» **GOAL OF THE EXERCISE**:
Starting at the line that contains "Write a Python" and stopping at the line that contains "ticklabelstandoff=4, **axis_common)", return those lines exactly and nothing else. Both end lines count; pictures do not.

» **DATA EXTRACT**:

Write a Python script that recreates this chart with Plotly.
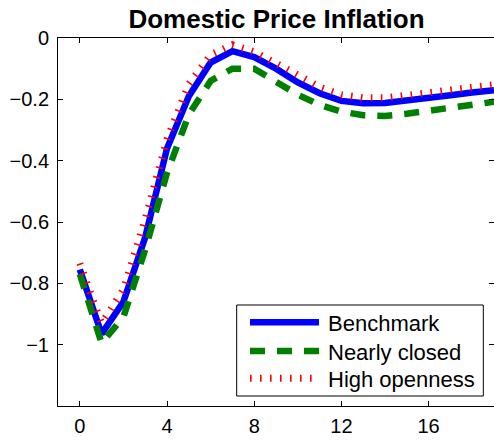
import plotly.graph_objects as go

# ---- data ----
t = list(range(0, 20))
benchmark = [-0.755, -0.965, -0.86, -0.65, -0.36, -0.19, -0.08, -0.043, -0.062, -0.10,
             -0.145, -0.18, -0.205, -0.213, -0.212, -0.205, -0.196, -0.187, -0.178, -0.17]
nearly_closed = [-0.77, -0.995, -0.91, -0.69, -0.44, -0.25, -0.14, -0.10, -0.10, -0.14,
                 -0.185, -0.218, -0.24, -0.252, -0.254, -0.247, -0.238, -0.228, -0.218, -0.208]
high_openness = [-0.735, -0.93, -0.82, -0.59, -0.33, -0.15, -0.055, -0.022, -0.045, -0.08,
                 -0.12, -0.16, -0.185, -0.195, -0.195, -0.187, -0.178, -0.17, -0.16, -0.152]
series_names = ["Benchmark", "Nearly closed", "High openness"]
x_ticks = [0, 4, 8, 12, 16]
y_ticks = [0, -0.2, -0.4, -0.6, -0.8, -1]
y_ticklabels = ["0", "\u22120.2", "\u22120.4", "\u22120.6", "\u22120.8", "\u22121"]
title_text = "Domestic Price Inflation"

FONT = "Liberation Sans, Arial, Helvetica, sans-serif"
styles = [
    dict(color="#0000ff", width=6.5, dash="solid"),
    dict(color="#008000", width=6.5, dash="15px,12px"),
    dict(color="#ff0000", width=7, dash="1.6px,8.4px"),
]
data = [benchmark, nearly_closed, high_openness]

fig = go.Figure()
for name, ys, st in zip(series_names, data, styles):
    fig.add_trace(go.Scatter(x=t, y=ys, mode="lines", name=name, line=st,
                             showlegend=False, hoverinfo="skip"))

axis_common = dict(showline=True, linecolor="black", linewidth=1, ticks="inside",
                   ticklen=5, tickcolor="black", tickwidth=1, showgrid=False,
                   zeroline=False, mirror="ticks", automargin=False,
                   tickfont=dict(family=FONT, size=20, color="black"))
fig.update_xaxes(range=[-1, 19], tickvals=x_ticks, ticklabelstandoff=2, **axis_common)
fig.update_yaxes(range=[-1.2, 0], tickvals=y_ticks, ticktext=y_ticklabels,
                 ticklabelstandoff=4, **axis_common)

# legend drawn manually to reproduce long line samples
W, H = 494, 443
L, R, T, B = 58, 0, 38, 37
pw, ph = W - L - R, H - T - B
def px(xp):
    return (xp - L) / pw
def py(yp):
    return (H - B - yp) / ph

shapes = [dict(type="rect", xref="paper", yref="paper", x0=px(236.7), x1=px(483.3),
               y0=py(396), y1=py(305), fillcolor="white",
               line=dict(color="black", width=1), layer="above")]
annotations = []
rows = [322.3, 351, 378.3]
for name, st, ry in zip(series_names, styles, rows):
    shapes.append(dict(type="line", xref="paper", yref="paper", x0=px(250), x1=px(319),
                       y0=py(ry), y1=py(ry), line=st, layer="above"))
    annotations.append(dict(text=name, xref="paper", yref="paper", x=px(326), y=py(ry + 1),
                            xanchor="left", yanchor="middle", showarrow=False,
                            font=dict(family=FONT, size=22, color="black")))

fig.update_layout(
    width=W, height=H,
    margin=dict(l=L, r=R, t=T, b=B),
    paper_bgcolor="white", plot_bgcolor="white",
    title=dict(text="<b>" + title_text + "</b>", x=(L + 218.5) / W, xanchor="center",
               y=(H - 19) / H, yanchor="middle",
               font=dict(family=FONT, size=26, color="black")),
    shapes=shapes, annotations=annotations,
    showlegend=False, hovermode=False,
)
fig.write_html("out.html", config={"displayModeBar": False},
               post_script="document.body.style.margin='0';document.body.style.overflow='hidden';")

* * *

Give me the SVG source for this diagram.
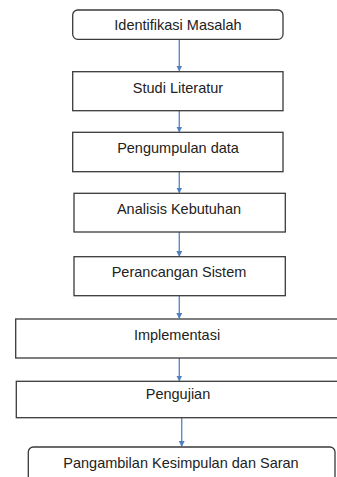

» **ANSWER TO THIS EXERCISE**:
Write a Python script that recreates this chart with Plotly.
import plotly.graph_objects as go

# ---- data ----
t = list(range(0, 20))
benchmark = [-0.755, -0.965, -0.86, -0.65, -0.36, -0.19, -0.08, -0.043, -0.062, -0.10,
             -0.145, -0.18, -0.205, -0.213, -0.212, -0.205, -0.196, -0.187, -0.178, -0.17]
nearly_closed = [-0.77, -0.995, -0.91, -0.69, -0.44, -0.25, -0.14, -0.10, -0.10, -0.14,
                 -0.185, -0.218, -0.24, -0.252, -0.254, -0.247, -0.238, -0.228, -0.218, -0.208]
high_openness = [-0.735, -0.93, -0.82, -0.59, -0.33, -0.15, -0.055, -0.022, -0.045, -0.08,
                 -0.12, -0.16, -0.185, -0.195, -0.195, -0.187, -0.178, -0.17, -0.16, -0.152]
series_names = ["Benchmark", "Nearly closed", "High openness"]
x_ticks = [0, 4, 8, 12, 16]
y_ticks = [0, -0.2, -0.4, -0.6, -0.8, -1]
y_ticklabels = ["0", "\u22120.2", "\u22120.4", "\u22120.6", "\u22120.8", "\u22121"]
title_text = "Domestic Price Inflation"

FONT = "Liberation Sans, Arial, Helvetica, sans-serif"
styles = [
    dict(color="#0000ff", width=6.5, dash="solid"),
    dict(color="#008000", width=6.5, dash="15px,12px"),
    dict(color="#ff0000", width=7, dash="1.6px,8.4px"),
]
data = [benchmark, nearly_closed, high_openness]

fig = go.Figure()
for name, ys, st in zip(series_names, data, styles):
    fig.add_trace(go.Scatter(x=t, y=ys, mode="lines", name=name, line=st,
                             showlegend=False, hoverinfo="skip"))

axis_common = dict(showline=True, linecolor="black", linewidth=1, ticks="inside",
                   ticklen=5, tickcolor="black", tickwidth=1, showgrid=False,
                   zeroline=False, mirror="ticks", automargin=False,
                   tickfont=dict(family=FONT, size=20, color="black"))
fig.update_xaxes(range=[-1, 19], tickvals=x_ticks, ticklabelstandoff=2, **axis_common)
fig.update_yaxes(range=[-1.2, 0], tickvals=y_ticks, ticktext=y_ticklabels,
                 ticklabelstandoff=4, **axis_common)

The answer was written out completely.